人の不幸は確かにその通りだが、人は人である限り不幸でもある。経験を保留しきれず決裁を外的にも内的にも要請されてしまう存在である限りにおいて。意味了解のオブセッションは、人間社会の誰しもを規定している。私もまったく例外でない。人は自身の死を了解するどころか、自身の死後の葬式の参列者の多寡を想像してしまう存在である。意味了解を指向しようが死は死でしかなく常に結果論でしかないにもかかわらず。むろん、それが人間とその社会の価値である。そして意志された死を相応に決裁するべく今生は存する。生きている人の世の中の、その他者を指向する意志は。世界の恵みとしての他者を指向する意志は。


そして。予期されたことといえ、今回の事件に及んで、私は死刑存置を到底認め難くなっている。意志された死に対して、世界の恵みとしての他者を志向する意志は、その生存をもって、生きている人の世の中の列に編入し直すことによって、相応に決裁するべきと。このような意志された行為に対して死をもって決裁することは、世界の恵みとしての他者を最終的に断念してしまった殺人者としての個人の絶望に対する、世界の恵みとしての他者を指向する意志の敗北でしかないと。
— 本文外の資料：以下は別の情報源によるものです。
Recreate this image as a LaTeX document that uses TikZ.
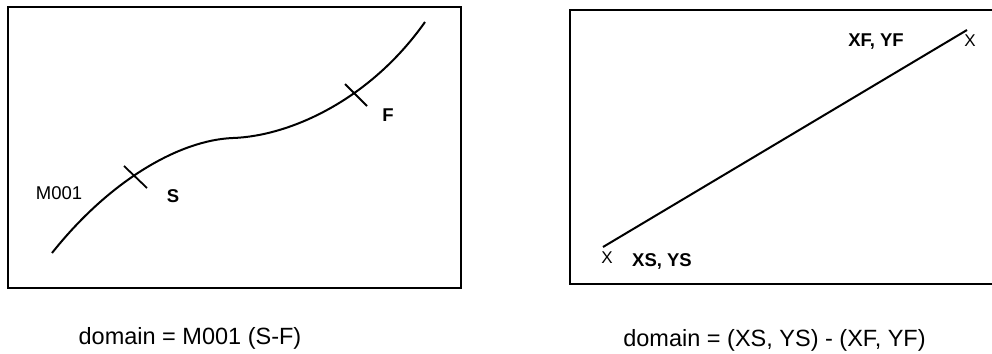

他者を換え難く欲したあげくの絶望に対して、世界の恵みとしての他者を志向する意志に規定される今生が死をもって報いることは、それは生きている人の世の中の敗北である。


他者しか見ることなく他者を換え難く欲したそのあげくの絶望に対して、世界の恵みを、桜桃の味を、その、あるいはささやかな相としての他者を、そのものでなくそれらへと至る回路としての可能性を用意することが、世界の恵みに、桜桃の味に、そのささやかな相としての他者に、救われ生かされている者の、この世界を生きるべく意志してきた者の、それが社会的なものであるかは知らないが、責務ではないか。


回路としての可能性を用意してなお、生き死には本人に決めさせれば宜しい。自分の首は人に国家に公務員に吊らせるのではなく自分で吊れ。自身に問うたとき、私の解は決まっていて、それをごまかす気にもならない。だから、それに至った幾許かの個人的事情と筋道を含めて明記する。むろん法的な議論ではない。


むろんのこと、私という人間が自身に対して問うた結果に過ぎない。所詮この世は生きている人の世の中である。世界の恵みは桜桃の味は、それへと至る回路としての可能性は、すなわち生存は、生きている者に対しては用意したく思う。桜桃の甘みを知る者として、それを強制的に奪いたくはない。強制的に奪われた死者で世界が満ちている以上。それが私の判断する、相応の決裁。自身の行為の意味了解を唯々諾々と死刑の受容において決裁するのでなく、自身の生において決裁すること。それが、敢えてそのように記すなら、桜桃の存する世界において、犯人が負うべき罰だ。